First, I am sorry you are offended.  Sometimes you come across as a
bit... tense... It isn't that your feedback isn't appreciated, but
sometimes that gets in the way.  I meant it as a friendly suggestion,
nothing more.

As for the accounting matters, you are going to have to acually
provide a strong accounting argument that this breaks GAAP.  My
understanding of GAAP FIFO inventory calculation is that a voided
invoice should not break the assumption of first-in, first-out.  I.e.
if the invoice was never valid to begin with, the items sold would
move on to subsequent invoices.  If you pull the prices back out of
the middle, then you are screwing up your inventory calulations.

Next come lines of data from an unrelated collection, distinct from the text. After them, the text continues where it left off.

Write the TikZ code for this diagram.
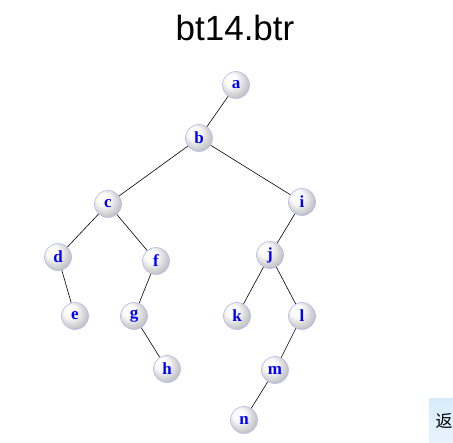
\documentclass[tikz,border=0pt]{standalone}
\usepackage{fontspec}
\setmainfont{Liberation Serif}
\newfontfamily\titlefont{Liberation Sans}
\newfontfamily\cjkfont{Noto Sans CJK SC}
\pgfdeclareradialshading{nodeball}{\pgfpoint{-12bp}{12bp}}{%
  color(0bp)=(white); color(12bp)=(white!96!gray); color(30bp)=(gray!50!white); color(50bp)=(gray!65!white)}
\tikzset{
  tn/.style={circle, minimum size=27pt, inner sep=0pt, draw={rgb,255:red,185;green,185;blue,240}, line width=0.6pt,
    shading=nodeball, text={rgb,255:red,0;green,0;blue,255}, font=\bfseries\fontsize{17pt}{17pt}\selectfont},
  edge/.style={black, line width=0.6pt}
}
\begin{document}
\begin{tikzpicture}[x=1pt,y=-1pt]
\useasboundingbox (0,0) rectangle (453,443);
\fill[white] (0,0) rectangle (453,443);
\node[font=\titlefont\fontsize{35pt}{35pt}\selectfont, anchor=base, inner sep=0pt] (title) at (235,41) {bt14.btr};
\node[tn] (a) at (236,85) {a};
\node[tn] (b) at (199,138) {b};
\node[tn] (c) at (108,204) {c};
\node[tn] (i) at (302,202) {i};
\node[tn] (d) at (58,257) {d};
\node[tn] (f) at (156,261) {f};
\node[tn] (j) at (270,255) {j};
\node[tn] (e) at (75,316) {e};
\node[tn] (g) at (134,316) {g};
\node[tn] (k) at (237,316) {k};
\node[tn] (l) at (302,316) {l};
\node[tn] (h) at (167,369) {h};
\node[tn] (m) at (275,370) {m};
\node[tn] (n) at (244,420) {n};
\draw[edge] (a) -- (b);
\draw[edge] (b) -- (c);
\draw[edge] (b) -- (i);
\draw[edge] (c) -- (d);
\draw[edge] (c) -- (f);
\draw[edge] (d) -- (e);
\draw[edge] (f) -- (g);
\draw[edge] (g) -- (h);
\draw[edge] (i) -- (j);
\draw[edge] (j) -- (k);
\draw[edge] (j) -- (l);
\draw[edge] (l) -- (m);
\draw[edge] (m) -- (n);
\node[anchor=north west, minimum width=26pt, minimum height=46pt, inner sep=0pt,
  top color={rgb,255:red,215;green,236;blue,252}, bottom color={rgb,255:red,232;green,244;blue,253},
  font=\cjkfont\fontsize{17pt}{17pt}\selectfont, text=black] (ret) at (429,398) {\hspace*{4pt}返\hfill};
\end{tikzpicture}
\end{document}
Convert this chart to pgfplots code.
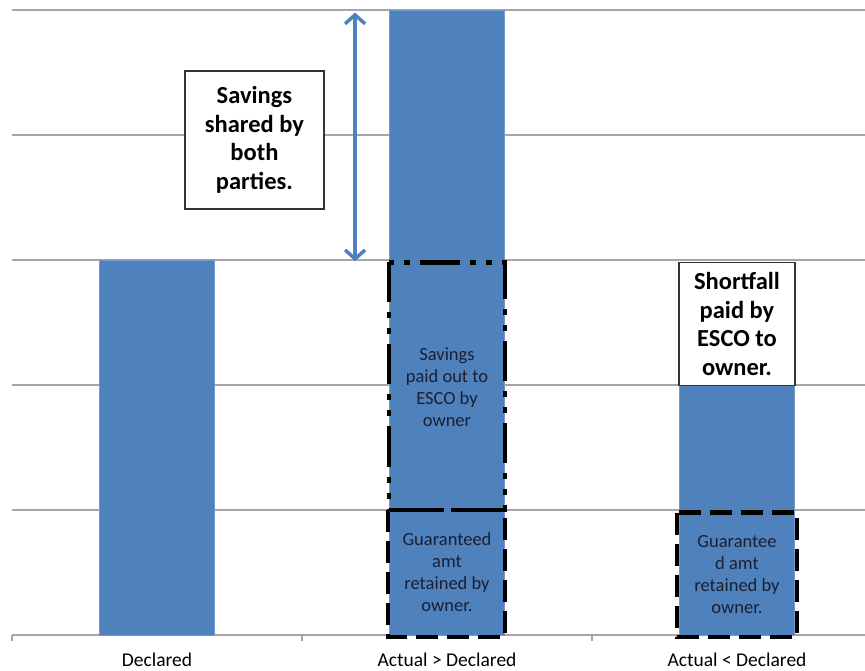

In the US, both FIFO and LIFO methods are accepted under certain
circumstances, but in many other countries FIFO is the only accepted
method, so that is what we support.

To put it simply, voiding an invoice needs to bring it back to the
values that would have been *if the invoice had never been issued in
the first place.*  That is why last cost matters (and not actually
last cost, but the last cost of the number of items on the invoice,
which could span different purchases and hence it isn't as simple as
bringing it in for the last cost of one item purchased (if you buy in
50 unit incriments, and you mistakenly 100, but the price changed
between the last purchase and its subsequent one, the COGS will be
calculated on the basis of the last two purchases.

You seem to be the only one who disagrees with this.  Perhaps you can
share with us some accounting resources that make your case?

On 9/24/06, David Tangye <..hidden..> wrote:

> IFO invoentory is calculated in a way that assumes your inventory
> on-hand is the last inventory you bought.   So if I void an invoice,
> it needs to return my inventory values to wat they would have been if
> the other invoices had not sold that many parts.
Well I think I see what the upshot of adhering to FIFO accounting is,
based on what you say here, but I do not really care for it. What does
make sense to me is that if I sell various things and they cost
different amounts, the one that gets voided or returned is a real thing
that cost a fixed $ when I bought it. That cost is *fixed*. It does not
change. If anyone wants to book the same thing around at different costs
depending of changes in the price of similar stuff (to adhere to some
fifo theory, phases of the moon, or how they feel that day), well fine,
give them an option to do so if you wish. It just does not make sense to
me.

Ok, let me make this clear to you.  I haven't come across a country
yet that doesn't accept FIFO inventory calculations.  There are many
countries, including the UK, that require it.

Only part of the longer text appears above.